REPUBLIKA.CO.ID, JAKARTA -- Politikus PDIP, Hendrawan Supratikno menyalahkan Presiden Susilo Bambang Yudhoyono (SBY) atas kenaikan harga BBM bersubsidi. Menurutnya kenaikan BBM bersubsidi yang dilakukan Presiden Joko Widodo (Jokowi) karena kegagalan SBY melakukan tata kelola minyak dan gas.
"SBY tidak mengerjakan PR-nya," kata Hendrawan saat dihubungi Republika, Senin (17/11).
Hendrawan mengatakan pemerintahan Jokowi berada dalam posisi dilematis.
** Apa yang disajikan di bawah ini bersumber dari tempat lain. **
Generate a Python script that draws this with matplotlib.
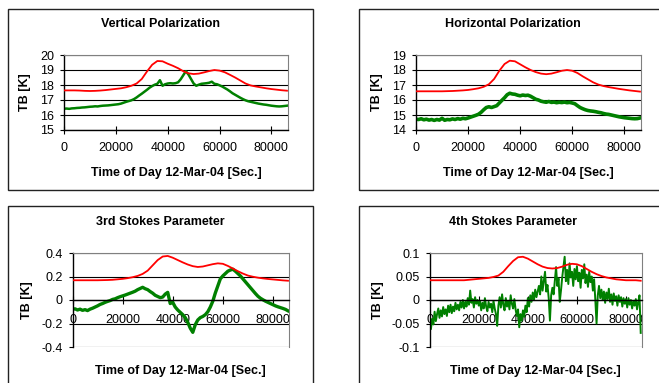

Menurutnya kalau saja SBY mengelola minyak dan gas dengan benar maka Jokowi bisa menunda kenaikan BBM bersubsidi. "Kalau saja SBY lakukan upaya efisiensi dan diversifikasi energi paling tidak pemerintah bisa menunda," ujarnya.
PDIP sebenarnya tidak menolak kenaikan harga BBM. Asalkan kenaikan dilakukan dengan terlebih dulu memenuhi tiga aspek prakondisi: pertama, efisiensi produksi dan distribusi tata niaga minyak dan gas, kedua diversifikasi dan konversi energi, ketiga menguatkan program perlindungan sosial ke masyarakat.
Persoalannya, tiga aspek tersebut tidak terlebih dulu dilaksanakan pemerintah. Hendrawan mengatakan pemerintah menaikan harga BBM bersubsidi bersamaan dengan upaya realisasi tiga aspek prakondisi yang diinginkan PDIP. "Ini ketiganya dikerjakan berbarengan dengan kenaikan (BBM bersubsidi)," ujarnya.
PDIP memperkirakan kenaikan BBM bersubsidi akan memberi dampak inflasi antara dua sampai tiga persen. Namun Hendrawan optimistis program "kartu sakti" Jokowi bisa membantu masyarakat mengurangi dampak kenaikan BBM bersubsidi.
Menurutnya meski tiga aspek prakondisi menaikan BBM bersubsidi diabaikan Jokowi, PDIP tetap mendukung kebijakan tersebut. "Kami akan kawal terus. Kami mendukung," katanya.
Sebelumnya pemerintahan Jokowi menaikan harga BBM bersubsidi premium dari Rp 6500/liter menjadi Rp 8500/liter. Sementara solar dari Rp 5000/liter menjadi Rp 7500/liter.